Thursday, November 20, 2008

Finance Lessons From a Curved World

Part1
in
Corporate Finance
Governance, Risk & Compliance

• This is a "monumental failure of risk management." "Any small business man would have said, 'This is a bet we're making, and if we're wrong about the bet, it could destroy our business,'" says Smick. He also believes that "a financial executive in a $5 million company would be absolutely appalled at the risk management techniques of our largest financial institutions."
• It's also a failure of regulatory oversight. The investment banks are not the only ones to blame. "Look," says Smick, "I can argue that a senior SEC official making $160,000 a year is no match for a Goldman Sachs executive making millions with lawyers who make millions and secretaries who make $200,000, apparently. You look at that situation and you realize, 'OK, if they want to hide risk ... they can figure out ways to circumvent the system.'"
However, he also notes that senior regulators, including the chairman of the Federal Reserve, his vice chairman, the U.S. Treasury secretary, and others at the highest level of the regulatory structure could have asked some fairly obvious questions six months before the collapse of the subprime credit market.
"Nobody asked, 'How can a bank get a 35 percent return on equity at a time when the premier investors are doing less than half of that? How are they doing all this?'" Smick points out. "Nobody asked such questions, and that's pretty incredible. Until it all blew up, nobody said, 'Wait, the numbers don't add up.'"
• Regulatory reform is more important than a bailout. While an immediate response, a "bailout," is necessary, Smick maintains that a massive overhaul of the existing U.S. financial regulatory structure is more important. Why? Because if global investors don't trust our banking CEOs, we're liable to repeat the mistakes that Japan committed in the 1990s when nonperforming loans were left to languish on balance sheets and the country experienced nearly seven years of an economic standstill.
"The bailout is a necessary attempt to clear balance sheets and also to buy time," Smick explains. "But ultimately ... they need to go to where the money is. The money is global." And, right now, trillions of dollars are idling in global money market funds, global hedge funds, sovereign hedge funds, and other types of investment vehicles. "The U.S. went into the slowdown before the rest of the world, and we'll probably be the first to come out if we can get our act together," Smick notes. "The U.S. financial system will be reliquefied a lot faster if we do something to attract this huge pile of capital just sitting on the sidelines globally."

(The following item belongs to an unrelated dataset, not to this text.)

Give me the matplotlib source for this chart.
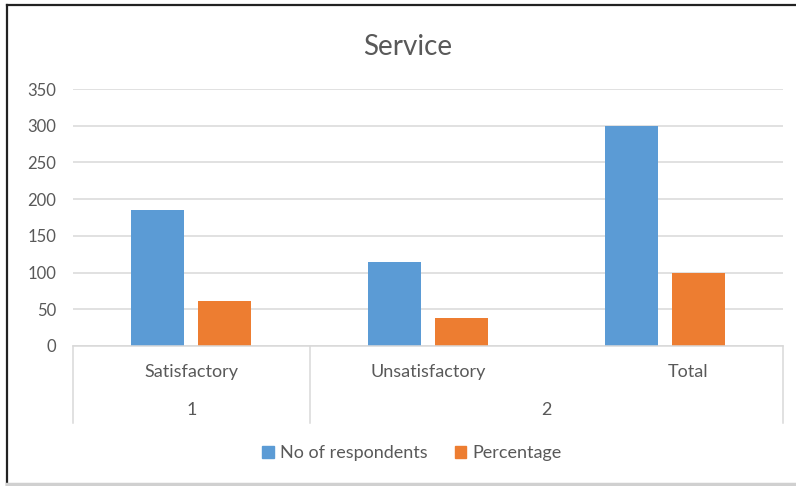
import numpy as np
import matplotlib.pyplot as plt
from matplotlib.lines import Line2D
from matplotlib.patches import Patch

categories = ["Satisfactory", "Unsatisfactory", "Total"]
groups = ["1", "2"]
group_spans = [(0, 0), (1, 2)]  # first and last category index per group
respondents = [185, 115, 300]
percentage = [61.67, 38.33, 100]
yticks = [0, 50, 100, 150, 200, 250, 300, 350]

BLUE = "#5B9BD5"
ORANGE = "#ED7D31"
GRID = "#D9D9D9"
TEXT = "#595959"

plt.rcParams["font.family"] = ["Lato", "DejaVu Sans"]

fig = plt.figure(figsize=(7.96, 4.86), dpi=100)
ax = fig.add_axes([73 / 796, 1 - 346 / 486, 710 / 796, 257 / 486])

x = np.arange(len(categories))
width = 0.224
off = 0.1415
ax.bar(x - off, respondents, width, color=BLUE, zorder=3, label="No of respondents")
ax.bar(x + off, percentage, width, color=ORANGE, zorder=3, label="Percentage")

ax.set_xlim(-0.5, len(categories) - 0.5)
ax.set_ylim(0, 350)
ax.set_yticks(yticks)
ax.yaxis.grid(True, color=GRID, linewidth=1.1, zorder=0)
ax.tick_params(axis="y", length=0, pad=12, labelsize=12, labelcolor=TEXT)
ax.set_xticks([])
for s in ax.spines.values():
    s.set_visible(False)

# two-level category axis drawn below the plot
tr = ax.get_xaxis_transform()
ax.plot([-0.5, 2.5], [0, 0], color=GRID, linewidth=1.1, transform=tr, clip_on=False, zorder=4)
box_bottom = -77 / 257
for b in [-0.5, 0.5, 2.5]:
    ax.plot([b, b], [0, box_bottom], color=GRID, linewidth=1.1, transform=tr, clip_on=False)

label_x = [0, 1, 2.1]
for xi, name in zip(label_x, categories):
    ax.text(xi, -26 / 257, name, transform=tr, ha="center", va="center",
            fontsize=13, color=TEXT)
for name, (a, b) in zip(groups, group_spans):
    ax.text((a + b) / 2, -64 / 257, name, transform=tr, ha="center", va="center",
            fontsize=13, color=TEXT)

fig.text(408 / 796, 1 - 47 / 486, "Service", ha="center", va="center",
         fontsize=20, color=TEXT)

handles = [Patch(color=BLUE, label="No of respondents"),
           Patch(color=ORANGE, label="Percentage")]
fig.legend(handles=handles, loc="center", bbox_to_anchor=(412 / 796, 1 - 453 / 486),
           ncol=2, frameon=False, fontsize=13, labelcolor=TEXT,
           handlelength=0.65, handleheight=0.65, handletextpad=0.35, columnspacing=1.5)

# outer frame of the chart
fig.add_artist(Line2D([7 / 796, 7 / 796], [0.0, 1 - 5 / 486], color="#222222", linewidth=1.6))
fig.add_artist(Line2D([7 / 796, 1.0], [1 - 5 / 486, 1 - 5 / 486], color="#222222", linewidth=1.6))
fig.add_artist(Line2D([7 / 796, 1.0], [1 - 484 / 486, 1 - 484 / 486], color="#D0D0D0", linewidth=2.5))

fig.savefig("out.png", dpi=100, facecolor="white")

This is where the need for a new regulatory structure comes in. The cornerstones of this overhaul, Smick argues, should address crucial areas with regard to the asset-backed securities market: standardization and liability protection.

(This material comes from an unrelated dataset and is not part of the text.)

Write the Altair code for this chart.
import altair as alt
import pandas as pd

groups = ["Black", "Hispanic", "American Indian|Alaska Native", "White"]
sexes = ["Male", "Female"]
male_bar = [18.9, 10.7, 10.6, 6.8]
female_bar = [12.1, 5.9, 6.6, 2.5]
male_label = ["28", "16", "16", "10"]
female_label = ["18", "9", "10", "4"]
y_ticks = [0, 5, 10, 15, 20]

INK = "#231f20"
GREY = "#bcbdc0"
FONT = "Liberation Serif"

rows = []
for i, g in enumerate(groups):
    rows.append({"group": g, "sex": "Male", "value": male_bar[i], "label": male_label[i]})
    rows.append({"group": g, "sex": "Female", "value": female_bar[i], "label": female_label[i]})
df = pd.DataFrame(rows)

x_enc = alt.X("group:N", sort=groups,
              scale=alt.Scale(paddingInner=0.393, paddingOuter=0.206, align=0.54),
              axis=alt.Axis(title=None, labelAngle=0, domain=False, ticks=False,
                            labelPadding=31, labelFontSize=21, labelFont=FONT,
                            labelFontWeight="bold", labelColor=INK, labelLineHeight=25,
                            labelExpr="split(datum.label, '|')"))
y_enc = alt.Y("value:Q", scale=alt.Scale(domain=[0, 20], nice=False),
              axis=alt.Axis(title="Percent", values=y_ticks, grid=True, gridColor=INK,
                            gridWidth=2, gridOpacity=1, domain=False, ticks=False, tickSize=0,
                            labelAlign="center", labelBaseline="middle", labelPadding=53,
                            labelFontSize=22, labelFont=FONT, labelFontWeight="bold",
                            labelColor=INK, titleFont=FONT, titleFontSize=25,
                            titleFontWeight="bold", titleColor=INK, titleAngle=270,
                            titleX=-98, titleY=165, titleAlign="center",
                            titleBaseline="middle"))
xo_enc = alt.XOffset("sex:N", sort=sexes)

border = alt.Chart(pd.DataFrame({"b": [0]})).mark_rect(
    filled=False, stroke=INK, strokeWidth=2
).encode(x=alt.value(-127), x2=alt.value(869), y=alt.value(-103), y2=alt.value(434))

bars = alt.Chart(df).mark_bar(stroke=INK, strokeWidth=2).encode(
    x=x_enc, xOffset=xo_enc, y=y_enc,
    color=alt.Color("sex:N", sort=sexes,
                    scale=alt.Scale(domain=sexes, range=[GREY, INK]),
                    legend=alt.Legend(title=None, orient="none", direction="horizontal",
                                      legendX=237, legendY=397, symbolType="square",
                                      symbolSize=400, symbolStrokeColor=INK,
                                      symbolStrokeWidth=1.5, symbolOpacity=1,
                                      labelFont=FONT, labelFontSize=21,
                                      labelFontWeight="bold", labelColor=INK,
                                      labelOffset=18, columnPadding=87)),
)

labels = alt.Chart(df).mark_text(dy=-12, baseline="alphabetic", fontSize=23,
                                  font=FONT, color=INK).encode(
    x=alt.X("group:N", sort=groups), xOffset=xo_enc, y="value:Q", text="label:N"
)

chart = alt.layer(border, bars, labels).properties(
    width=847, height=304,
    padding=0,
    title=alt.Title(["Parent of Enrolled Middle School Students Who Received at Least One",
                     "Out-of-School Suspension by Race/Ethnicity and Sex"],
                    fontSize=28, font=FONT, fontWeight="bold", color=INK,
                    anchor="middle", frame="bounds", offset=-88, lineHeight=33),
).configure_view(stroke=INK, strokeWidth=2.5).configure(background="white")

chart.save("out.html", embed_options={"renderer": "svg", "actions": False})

By standardization, Smick means truth in labeling. "Future asset-based securities should list their DNA," he says. "Who issued it and what's inside?" In terms of liability protection, there should be penalties for being deceptive or wrong in describing the DNA. This sort of transparency will attract investors back into this market much more quickly than they might otherwise return. After all, there will be bargains to be had, much as there was in the early 1990s, thanks to the Resolution Trust Corporation, the government-owned asset management company that liquidated assets, including mortgage loans, following the savings and loan crisis of the 1980s.
• There are no new risk management lessons to learn here (only the same old behavioral lessons). There is a reason that comparisons to past financial crises are constantly cropping up in the media today: Variations of this crisis have happened before and will no doubt happen again.
"This is just greed and naïveté," Smick says, by way of answering a question as to whether there are any fresh risk management lessons to be gleaned from our latest financial crisis (answer: no). "Intense greed."
The investment bankers who first floated these sophisticated financial instruments were members of the varsity team, Smick explains. "They were pretty smart and they knew how to handle these instruments," he adds. "And then the junior varsity team took over. They weren't as smart, but they copied the varsity and things were OK. During the past four or five years, we've had the freshmen out there or the practice squad. Well, they didn't know what they were dealing with. All they knew was that they were making money hand over fist by shoving this stuff out the door. And they weren't experienced enough to ask what's in the stuff and whether it might come back to pollute the market's sense of the parent company's viability."